I had to rebuild my Twitter account from scratch, but about a year into my job at Gawker, I got verified again, by virtue of this employment. Let me tell you, this blue check has done more for me than obtaining an MFA. It has allowed me to slide into DMs I never would have dreamed of accessing before the blue. People are more likely to open messages from randos with blue check marks. And, to the casual Twitter-using sort of people who care about this sort of thing, the blue thing next to my name gives me legitimacy, something no degree ever has.

I’ll miss my sweet blue badge. Maybe the company that owns Gawker can pay for her renewal, but I’m not counting on it — that’s money that could be better spent acquiring new publications or authentic Napoleon hats.
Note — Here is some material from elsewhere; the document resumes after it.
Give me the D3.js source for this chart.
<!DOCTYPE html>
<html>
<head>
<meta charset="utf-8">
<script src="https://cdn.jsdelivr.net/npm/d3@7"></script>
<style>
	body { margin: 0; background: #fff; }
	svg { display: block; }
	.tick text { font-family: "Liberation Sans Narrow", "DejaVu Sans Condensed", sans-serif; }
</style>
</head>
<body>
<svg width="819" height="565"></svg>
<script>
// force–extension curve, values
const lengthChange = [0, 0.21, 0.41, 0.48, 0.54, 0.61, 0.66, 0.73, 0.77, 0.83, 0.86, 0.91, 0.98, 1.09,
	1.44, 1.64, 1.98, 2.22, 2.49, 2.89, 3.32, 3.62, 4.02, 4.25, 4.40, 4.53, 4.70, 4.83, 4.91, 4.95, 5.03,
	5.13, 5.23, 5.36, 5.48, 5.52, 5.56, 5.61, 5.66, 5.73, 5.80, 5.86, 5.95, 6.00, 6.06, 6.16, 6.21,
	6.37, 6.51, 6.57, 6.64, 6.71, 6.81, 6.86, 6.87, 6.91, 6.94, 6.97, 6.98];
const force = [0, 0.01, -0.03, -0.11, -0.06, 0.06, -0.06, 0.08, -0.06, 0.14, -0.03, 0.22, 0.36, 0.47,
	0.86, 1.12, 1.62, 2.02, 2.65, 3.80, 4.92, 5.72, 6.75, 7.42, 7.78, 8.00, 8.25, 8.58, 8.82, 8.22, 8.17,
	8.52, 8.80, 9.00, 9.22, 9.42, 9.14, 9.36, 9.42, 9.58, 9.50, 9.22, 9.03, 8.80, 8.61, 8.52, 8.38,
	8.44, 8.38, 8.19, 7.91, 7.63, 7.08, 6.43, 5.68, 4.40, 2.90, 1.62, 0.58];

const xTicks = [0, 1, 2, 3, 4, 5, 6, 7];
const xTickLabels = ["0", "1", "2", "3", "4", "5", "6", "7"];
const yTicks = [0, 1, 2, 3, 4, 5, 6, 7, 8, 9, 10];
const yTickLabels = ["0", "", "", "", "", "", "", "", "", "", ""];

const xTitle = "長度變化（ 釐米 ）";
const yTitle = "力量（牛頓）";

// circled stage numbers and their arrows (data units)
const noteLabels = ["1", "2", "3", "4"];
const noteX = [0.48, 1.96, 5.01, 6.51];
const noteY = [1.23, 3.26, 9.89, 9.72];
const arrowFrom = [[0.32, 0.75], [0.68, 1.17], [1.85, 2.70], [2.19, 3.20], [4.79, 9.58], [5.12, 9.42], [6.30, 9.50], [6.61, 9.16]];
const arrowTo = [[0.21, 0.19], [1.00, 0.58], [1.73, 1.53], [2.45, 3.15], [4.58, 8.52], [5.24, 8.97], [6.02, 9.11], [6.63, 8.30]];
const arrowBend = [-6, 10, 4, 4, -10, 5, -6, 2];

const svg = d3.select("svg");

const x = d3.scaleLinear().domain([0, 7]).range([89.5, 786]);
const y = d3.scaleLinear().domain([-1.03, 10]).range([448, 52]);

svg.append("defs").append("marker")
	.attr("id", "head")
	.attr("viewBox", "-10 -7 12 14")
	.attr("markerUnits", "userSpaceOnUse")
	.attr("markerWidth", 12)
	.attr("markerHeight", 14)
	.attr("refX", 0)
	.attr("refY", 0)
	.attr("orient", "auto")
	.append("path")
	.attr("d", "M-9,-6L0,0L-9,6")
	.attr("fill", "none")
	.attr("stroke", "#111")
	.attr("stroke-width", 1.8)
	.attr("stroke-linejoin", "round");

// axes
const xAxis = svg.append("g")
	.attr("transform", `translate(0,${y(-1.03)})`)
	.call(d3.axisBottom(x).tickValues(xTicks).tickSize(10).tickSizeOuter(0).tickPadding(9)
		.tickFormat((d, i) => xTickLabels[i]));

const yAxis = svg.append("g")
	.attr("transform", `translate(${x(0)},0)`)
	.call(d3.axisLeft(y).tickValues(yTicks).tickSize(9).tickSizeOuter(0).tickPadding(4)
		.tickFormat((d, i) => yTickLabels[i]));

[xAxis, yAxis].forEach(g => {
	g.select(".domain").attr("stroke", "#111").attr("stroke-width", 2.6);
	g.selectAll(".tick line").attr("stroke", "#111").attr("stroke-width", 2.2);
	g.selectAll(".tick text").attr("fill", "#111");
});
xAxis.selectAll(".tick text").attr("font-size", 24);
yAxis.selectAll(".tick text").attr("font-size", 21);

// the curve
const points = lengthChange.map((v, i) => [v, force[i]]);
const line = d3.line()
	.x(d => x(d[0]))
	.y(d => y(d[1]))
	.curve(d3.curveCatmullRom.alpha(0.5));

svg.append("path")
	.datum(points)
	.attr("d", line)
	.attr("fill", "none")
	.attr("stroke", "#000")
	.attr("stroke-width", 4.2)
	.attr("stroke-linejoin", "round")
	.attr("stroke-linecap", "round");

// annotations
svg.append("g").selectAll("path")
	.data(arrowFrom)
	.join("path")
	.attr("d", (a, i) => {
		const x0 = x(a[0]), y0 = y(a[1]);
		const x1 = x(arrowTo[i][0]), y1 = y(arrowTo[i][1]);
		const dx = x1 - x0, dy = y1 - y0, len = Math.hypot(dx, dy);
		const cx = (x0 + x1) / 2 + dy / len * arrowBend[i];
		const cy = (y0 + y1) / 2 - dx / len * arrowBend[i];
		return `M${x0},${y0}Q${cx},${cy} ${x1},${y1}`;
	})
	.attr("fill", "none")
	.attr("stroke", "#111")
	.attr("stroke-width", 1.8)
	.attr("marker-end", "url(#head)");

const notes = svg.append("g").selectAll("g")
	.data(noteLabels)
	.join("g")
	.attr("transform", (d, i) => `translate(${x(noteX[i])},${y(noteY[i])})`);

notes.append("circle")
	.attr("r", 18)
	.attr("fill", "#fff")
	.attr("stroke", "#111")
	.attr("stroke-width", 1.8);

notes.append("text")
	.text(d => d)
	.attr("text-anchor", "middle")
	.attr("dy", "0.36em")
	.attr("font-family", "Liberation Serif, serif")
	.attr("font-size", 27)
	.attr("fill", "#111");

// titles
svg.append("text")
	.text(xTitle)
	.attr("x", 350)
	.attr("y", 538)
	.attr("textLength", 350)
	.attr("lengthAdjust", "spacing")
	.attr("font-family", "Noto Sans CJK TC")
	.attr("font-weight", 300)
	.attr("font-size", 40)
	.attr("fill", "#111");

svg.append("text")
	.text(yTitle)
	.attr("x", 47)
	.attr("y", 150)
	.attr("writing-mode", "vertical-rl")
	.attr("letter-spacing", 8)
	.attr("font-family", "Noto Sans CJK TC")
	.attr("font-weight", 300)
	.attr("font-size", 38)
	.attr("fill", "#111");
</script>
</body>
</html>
Now there seems to be something of a mass exodus from Twitter. Everyone’s being all, “I’ll miss this weird little family,” but I’m not like that. Sometimes I’ll get two likes on a post that deserved six likes, and that alone can send me into an hours-long tailspin. Twitter is the thief of joy and the granter of envy. The one good thing about it was my blue check mark. I say goodbye to all that, maybe, unless — like everything else this freaking guy does — this plan ends up little more than huff and bluster.